*** Dataset excerpt ***

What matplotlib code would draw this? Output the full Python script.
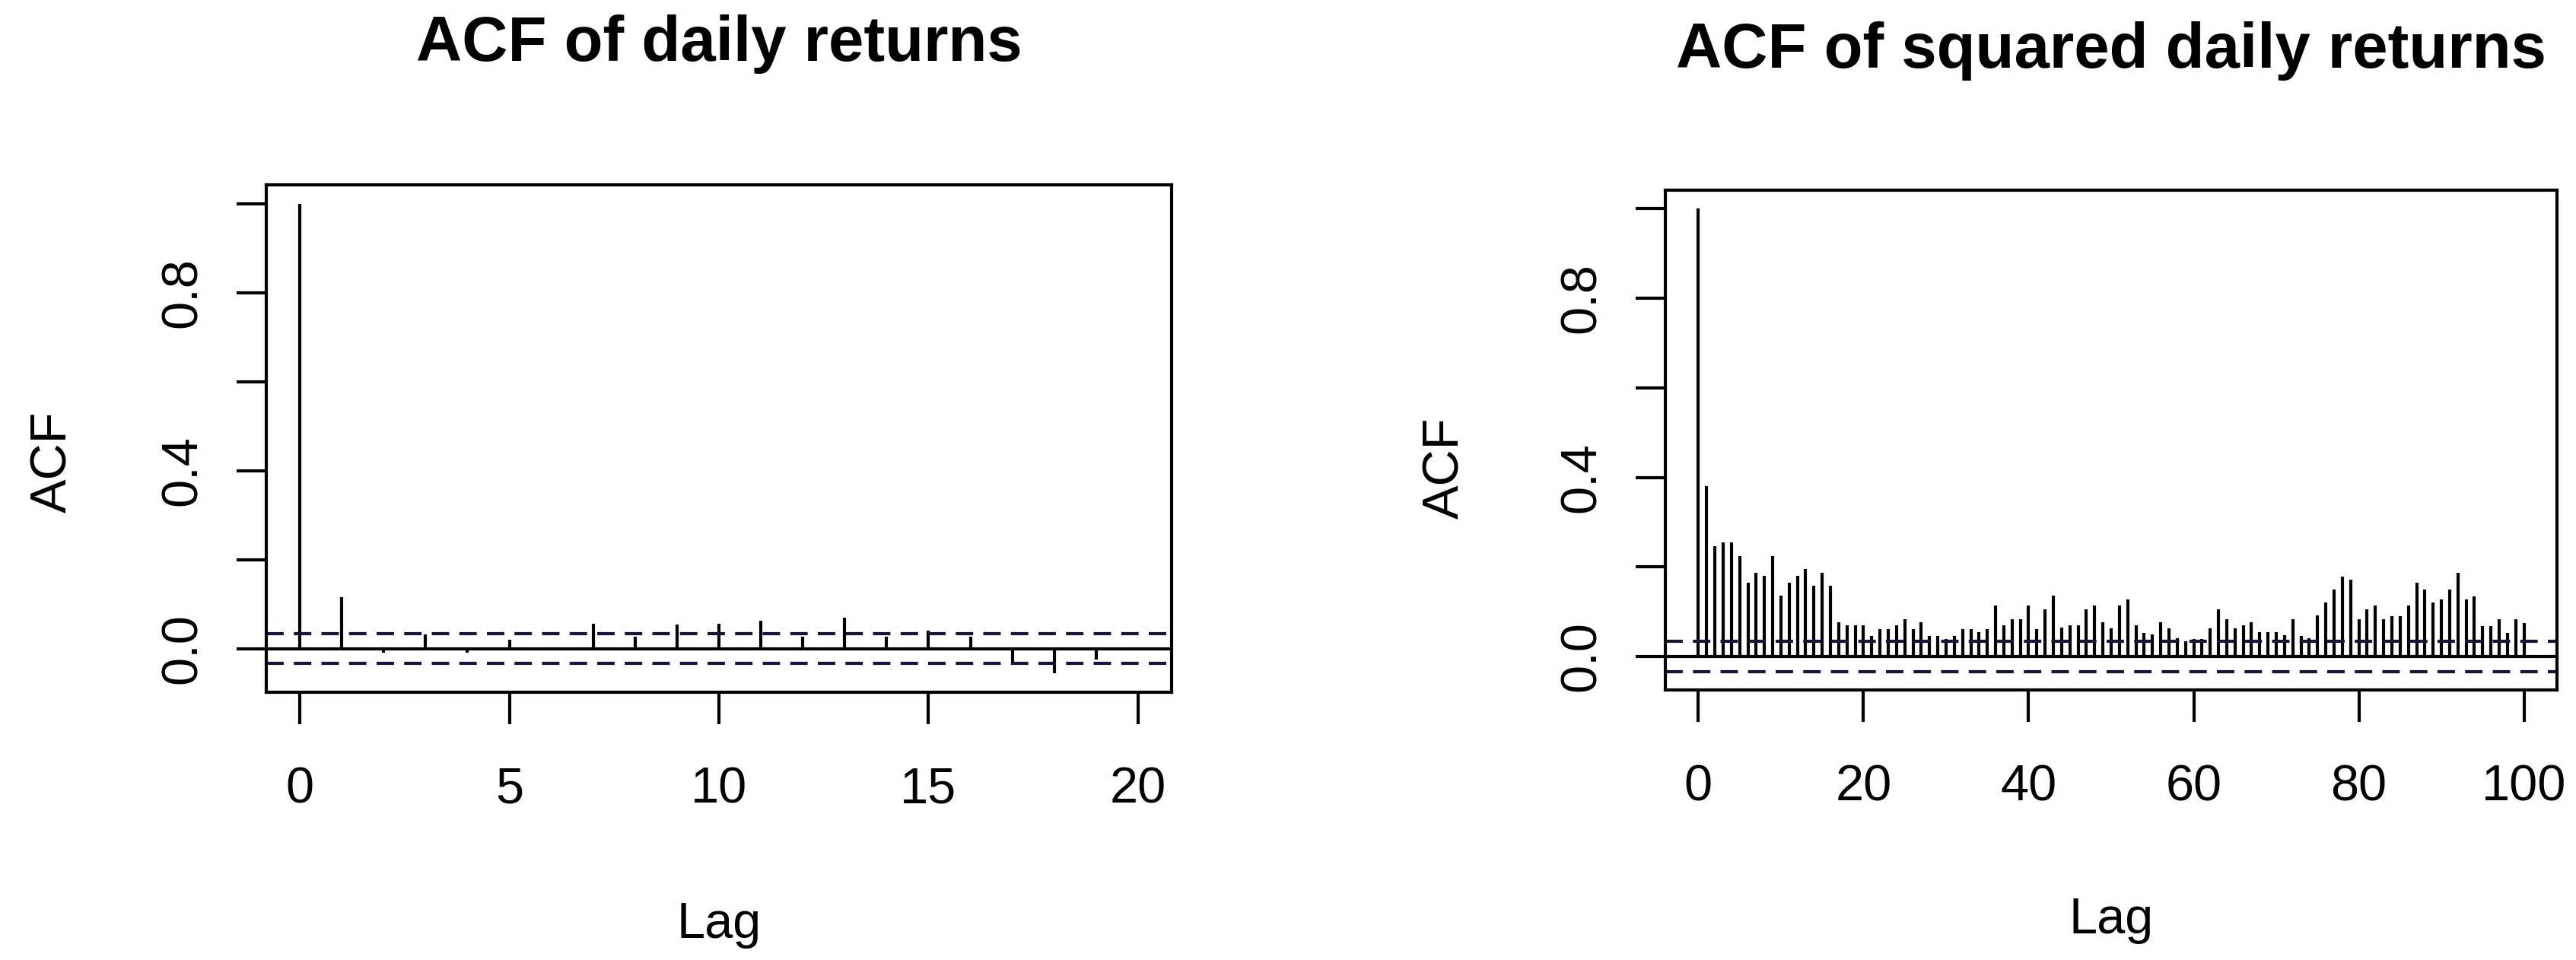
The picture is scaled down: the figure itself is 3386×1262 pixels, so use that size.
import numpy as np
import matplotlib
matplotlib.use("Agg")
import matplotlib.pyplot as plt
import matplotlib.transforms as mtransforms

plt.rcParams['font.family'] = ['Liberation Sans', 'DejaVu Sans']

lags_ret = list(range(0, 21))
acf_ret = [1.0, 0.116, -0.010, 0.031, -0.010, 0.019, 0.002, 0.056, 0.027, 0.054,
           0.056, 0.063, 0.027, 0.070, 0.027, 0.040, 0.027, -0.032, -0.056, -0.025,
           0.002]

lags_sq = list(range(0, 101))
acf_sq = [1.0, 0.380, 0.246, 0.254, 0.254, 0.224, 0.165, 0.187, 0.180, 0.224,
          0.135, 0.165, 0.180, 0.195, 0.158, 0.187, 0.158, 0.076, 0.069, 0.069,
          0.069, 0.046, 0.061, 0.061, 0.069, 0.084, 0.061, 0.076, 0.046, 0.046,
          0.039, 0.046, 0.061, 0.061, 0.054, 0.061, 0.113, 0.069, 0.084, 0.084,
          0.113, 0.061, 0.106, 0.135, 0.065, 0.069, 0.069, 0.106, 0.113, 0.076,
          0.062, 0.113, 0.128, 0.069, 0.052, 0.050, 0.076, 0.062, 0.040, 0.034,
          0.039, 0.039, 0.062, 0.106, 0.084, 0.062, 0.069, 0.076, 0.054, 0.054,
          0.055, 0.048, 0.084, 0.046, 0.040, 0.091, 0.121, 0.150, 0.179, 0.172,
          0.084, 0.106, 0.113, 0.084, 0.090, 0.090, 0.113, 0.164, 0.149, 0.120,
          0.127, 0.149, 0.186, 0.127, 0.134, 0.068, 0.068, 0.083, 0.053, 0.083,
          0.075]

# 95% band, 1.96/sqrt(n)
ci = 0.0335

titles = ["ACF of daily returns", "ACF of squared daily returns"]
xticks_ret = [0, 5, 10, 15, 20]
xticks_sq = [0, 20, 40, 60, 80, 100]
yticks = [0.0, 0.2, 0.4, 0.6, 0.8, 1.0]
yticklabels = ["0.0", "", "0.4", "", "0.8", ""]

W, H = 3387, 1262
fig = plt.figure(figsize=(W / 100, H / 100), dpi=100)

# axes boxes in pixels (left, right, top, bottom)
boxes = [(350, 1540, 243, 910), (2189, 3361, 250, 907)]
title_base = [80, 89]
lag_base = [1233, 1227]
ylab_x = [70, 1900]

panels = [(lags_ret, acf_ret, xticks_ret), (lags_sq, acf_sq, xticks_sq)]

lw = 3.0
fs = 48

for i, (lags, acf, xt) in enumerate(panels):
    l, r, t, b = boxes[i]
    ax = fig.add_axes([l / W, 1 - b / H, (r - l) / W, (b - t) / H])

    ax.vlines(lags, 0, acf, color='black', linewidth=lw)
    ax.axhline(0, color='black', linewidth=lw)
    for c in (ci, -ci):
        ax.axhline(c, color='#15153a', linewidth=lw, linestyle=(0, (5.5, 3.2)))

    # R style limits: 4% padding on the data range
    xr = max(lags) - min(lags)
    ax.set_xlim(min(lags) - 0.04 * xr, max(lags) + 0.04 * xr)
    ymin = min(min(acf), -ci)
    ymax = max(max(acf), ci)
    yr = ymax - ymin
    ax.set_ylim(ymin - 0.04 * yr, ymax + 0.04 * yr)

    ax.set_xticks(xt)
    ax.set_xticklabels([str(v) for v in xt])
    ax.set_yticks(yticks)
    ax.set_yticklabels(yticklabels, rotation=90, va='center')

    ax.tick_params(axis='x', direction='out', length=30, width=lw, pad=40, labelsize=fs)
    ax.tick_params(axis='y', direction='out', length=28, width=lw, pad=28, labelsize=fs)
    for sp in ax.spines.values():
        sp.set_linewidth(lw)

    cx = (l + r) / 2 / W
    fig.text(cx, 1 - title_base[i] / H, titles[i], ha='center', va='baseline',
             fontsize=60, fontweight='bold')
    fig.text(cx, 1 - lag_base[i] / H, "Lag", ha='center', va='baseline', fontsize=fs)

    trans = mtransforms.blended_transform_factory(fig.transFigure, ax.transData)
    ax.text(ylab_x[i] / W, 0.42, "ACF", transform=trans, rotation=90,
            ha='center', va='center', fontsize=fs)

plt.savefig("out.png", dpi=100)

***

**The task:**
Taking the material above, extract exactly and only the lines from the line with "The picture is" to the line with "ylab_x = [70, 1900]", inclusive of both.

**Exercise response:**
The picture is scaled down: the figure itself is 3386×1262 pixels, so use that size.
import numpy as np
import matplotlib
matplotlib.use("Agg")
import matplotlib.pyplot as plt
import matplotlib.transforms as mtransforms

plt.rcParams['font.family'] = ['Liberation Sans', 'DejaVu Sans']

lags_ret = list(range(0, 21))
acf_ret = [1.0, 0.116, -0.010, 0.031, -0.010, 0.019, 0.002, 0.056, 0.027, 0.054,
           0.056, 0.063, 0.027, 0.070, 0.027, 0.040, 0.027, -0.032, -0.056, -0.025,
           0.002]

lags_sq = list(range(0, 101))
acf_sq = [1.0, 0.380, 0.246, 0.254, 0.254, 0.224, 0.165, 0.187, 0.180, 0.224,
          0.135, 0.165, 0.180, 0.195, 0.158, 0.187, 0.158, 0.076, 0.069, 0.069,
          0.069, 0.046, 0.061, 0.061, 0.069, 0.084, 0.061, 0.076, 0.046, 0.046,
          0.039, 0.046, 0.061, 0.061, 0.054, 0.061, 0.113, 0.069, 0.084, 0.084,
          0.113, 0.061, 0.106, 0.135, 0.065, 0.069, 0.069, 0.106, 0.113, 0.076,
          0.062, 0.113, 0.128, 0.069, 0.052, 0.050, 0.076, 0.062, 0.040, 0.034,
          0.039, 0.039, 0.062, 0.106, 0.084, 0.062, 0.069, 0.076, 0.054, 0.054,
          0.055, 0.048, 0.084, 0.046, 0.040, 0.091, 0.121, 0.150, 0.179, 0.172,
          0.084, 0.106, 0.113, 0.084, 0.090, 0.090, 0.113, 0.164, 0.149, 0.120,
          0.127, 0.149, 0.186, 0.127, 0.134, 0.068, 0.068, 0.083, 0.053, 0.083,
          0.075]

# 95% band, 1.96/sqrt(n)
ci = 0.0335

titles = ["ACF of daily returns", "ACF of squared daily returns"]
xticks_ret = [0, 5, 10, 15, 20]
xticks_sq = [0, 20, 40, 60, 80, 100]
yticks = [0.0, 0.2, 0.4, 0.6, 0.8, 1.0]
yticklabels = ["0.0", "", "0.4", "", "0.8", ""]

W, H = 3387, 1262
fig = plt.figure(figsize=(W / 100, H / 100), dpi=100)

# axes boxes in pixels (left, right, top, bottom)
boxes = [(350, 1540, 243, 910), (2189, 3361, 250, 907)]
title_base = [80, 89]
lag_base = [1233, 1227]
ylab_x = [70, 1900]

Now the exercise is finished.